When code is released as part of a proprietary system, without access to the source code, the result is a system that is fragile. It requires more secrets to be kept. Bitcoin is an open protocol. To be analysed and for people to build on top of it, the primary system requires openness. Openness does not make it non-commercial. Rather, it allows commercial organisations to build.
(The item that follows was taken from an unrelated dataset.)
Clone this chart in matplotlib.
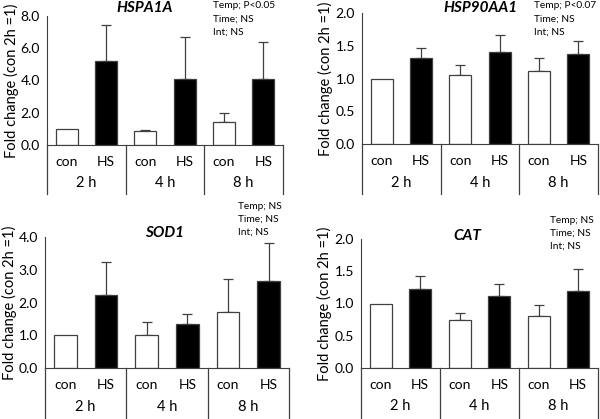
import matplotlib
matplotlib.use('Agg')
import matplotlib.pyplot as plt
import numpy as np

plt.rcParams['font.family'] = ['Lato', 'DejaVu Sans']

groups = ['2 h', '4 h', '8 h']
treatments = ['con', 'HS']

# mean values in order: con 2h, HS 2h, con 4h, HS 4h, con 8h, HS 8h
hspa1a_mean = [1.0, 5.2, 0.85, 4.1, 1.4, 4.1]
hspa1a_err = [0.0, 2.25, 0.1, 2.6, 0.6, 2.3]
hsp90_mean = [1.0, 1.32, 1.05, 1.4, 1.12, 1.37]
hsp90_err = [0.0, 0.15, 0.15, 0.26, 0.2, 0.21]
sod1_mean = [1.0, 2.22, 1.02, 1.35, 1.7, 2.67]
sod1_err = [0.0, 1.01, 0.38, 0.3, 1.02, 1.15]
cat_mean = [1.0, 1.22, 0.74, 1.11, 0.81, 1.2]
cat_err = [0.0, 0.21, 0.11, 0.19, 0.17, 0.33]

titles = ['HSPA1A', 'HSP90AA1', 'SOD1', 'CAT']
stats = [['Temp; P<0.05', 'Time; NS', 'Int; NS'],
         ['Temp; P<0.07', 'Time; NS', 'Int; NS'],
         ['Temp; NS', 'Time; NS', 'Int; NS'],
         ['Temp; NS', 'Time; NS', 'Int; NS']]
ymax = [8.0, 2.0, 4.0, 2.0]
ystep = [2.0, 0.5, 1.0, 0.5]


def panel(fig, rect, mean, err, ytop, step, title, title_xy, st, st_xy, sep_low):
    ax = fig.add_axes(rect)
    x = np.arange(6) + 0.5
    mean = np.array(mean)
    err = np.array(err)
    colors = ['white', 'black'] * 3
    ax.bar(x, mean, width=0.56, color=colors, edgecolor='#404040', linewidth=0.9, zorder=2)
    # no error bar for the reference group (con 2h = 1)
    has_err = err > 0
    ax.errorbar(x[has_err], mean[has_err], yerr=[np.zeros(has_err.sum()), err[has_err]],
                fmt='none', ecolor='#404040', elinewidth=0.9, capsize=3.5, capthick=0.9, zorder=1)
    ax.set_xlim(0, 6)
    ax.set_ylim(0, ytop)
    ticks = np.arange(0, ytop + step / 2, step)
    ax.set_yticks(ticks)
    ax.set_yticklabels(['%.1f' % t for t in ticks], fontsize=10)
    ax.tick_params(axis='y', length=0, pad=5)
    ax.set_xticks([])
    for s in ['top', 'right']:
        ax.spines[s].set_visible(False)
    ax.spines['left'].set_color('#404040')
    ax.spines['bottom'].set_color('#404040')
    ax.set_ylabel('Fold change (con 2h =1)', fontsize=10.5, labelpad=1.5)

    tr = ax.get_xaxis_transform()
    for i in range(6):
        ax.text(x[i], -0.13, treatments[i % 2], transform=tr, ha='center', va='center', fontsize=10)
    for g in range(3):
        ax.text(2 * g + 1, -0.295, groups[g], transform=tr, ha='center', va='center', fontsize=10.5)
    for b in range(4):
        ax.plot([2 * b, 2 * b], [0, sep_low], transform=tr, color='#404040', lw=0.9, clip_on=False)

    ax.text(title_xy[0], title_xy[1], title, transform=fig.transFigure, ha='center', va='center',
            fontsize=11, fontweight='bold', fontstyle='italic')
    for k, line in enumerate(st):
        ax.text(st_xy[0], st_xy[1] - k * 13 / 419, line, transform=fig.transFigure,
                ha='left', va='center', fontsize=7.3)
    return ax


fig = plt.figure(figsize=(6, 4.19), dpi=100)

panel(fig, [47 / 600, 274 / 419, 236 / 600, 129 / 419], hspa1a_mean, hspa1a_err, ymax[0], ystep[0],
      titles[0], (145 / 600, 1 - 8 / 419), stats[0], (213 / 600, 1 - 6 / 419), -0.38)
panel(fig, [362 / 600, 275 / 419, 236 / 600, 131 / 419], hsp90_mean, hsp90_err, ymax[1], ystep[1],
      titles[1], (480 / 600, 1 - 8 / 419), stats[1], (534 / 600, 1 - 6 / 419), -0.38)
panel(fig, [45 / 600, 51 / 419, 244 / 600, 131 / 419], sod1_mean, sod1_err, ymax[2], ystep[2],
      titles[2], (165 / 600, 1 - 233 / 419), stats[2], (238 / 600, 1 - 206 / 419), -0.42)
panel(fig, [361 / 600, 51 / 419, 237 / 600, 129 / 419], cat_mean, cat_err, ymax[3], ystep[3],
      titles[3], (467 / 600, 1 - 236 / 419), stats[3], (550 / 600, 1 - 220 / 419), -0.4)

fig.savefig('out.png', dpi=100)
Kerckhoffs’ principal does not specify open-source software because it came about before the implementation of software at all. Rather, it requires that algorithms are public and can be analysed. Having said so, in order to make security independent of the secrecy of keys, we need to allow peer review. Cryptography is hard. Bitcoin itself is hard. And nearly every cryptographic system that has ever been created is insecure and has a vulnerability. To solve the dilemma, we require the cryptographic community to analyse systems and find vulnerabilities. Without easy access to review code, we only find those who are incentivised to maliciously attack the code. Removing source code does not stop such individuals and organisations, it only makes it more difficult for the honest analyst. The fewer secrets a system has, the more secure it can be.

Bitcoin is not designed to deliver free software, it is designed to be an open protocol that any organisation can build upon and create commercial applications on top of. Its design required the use of open-source software. Bitcoin is anything but anti-capitalist. It works with law, and it doesn’t enable the anti-government, anarchist view of a collapsed society.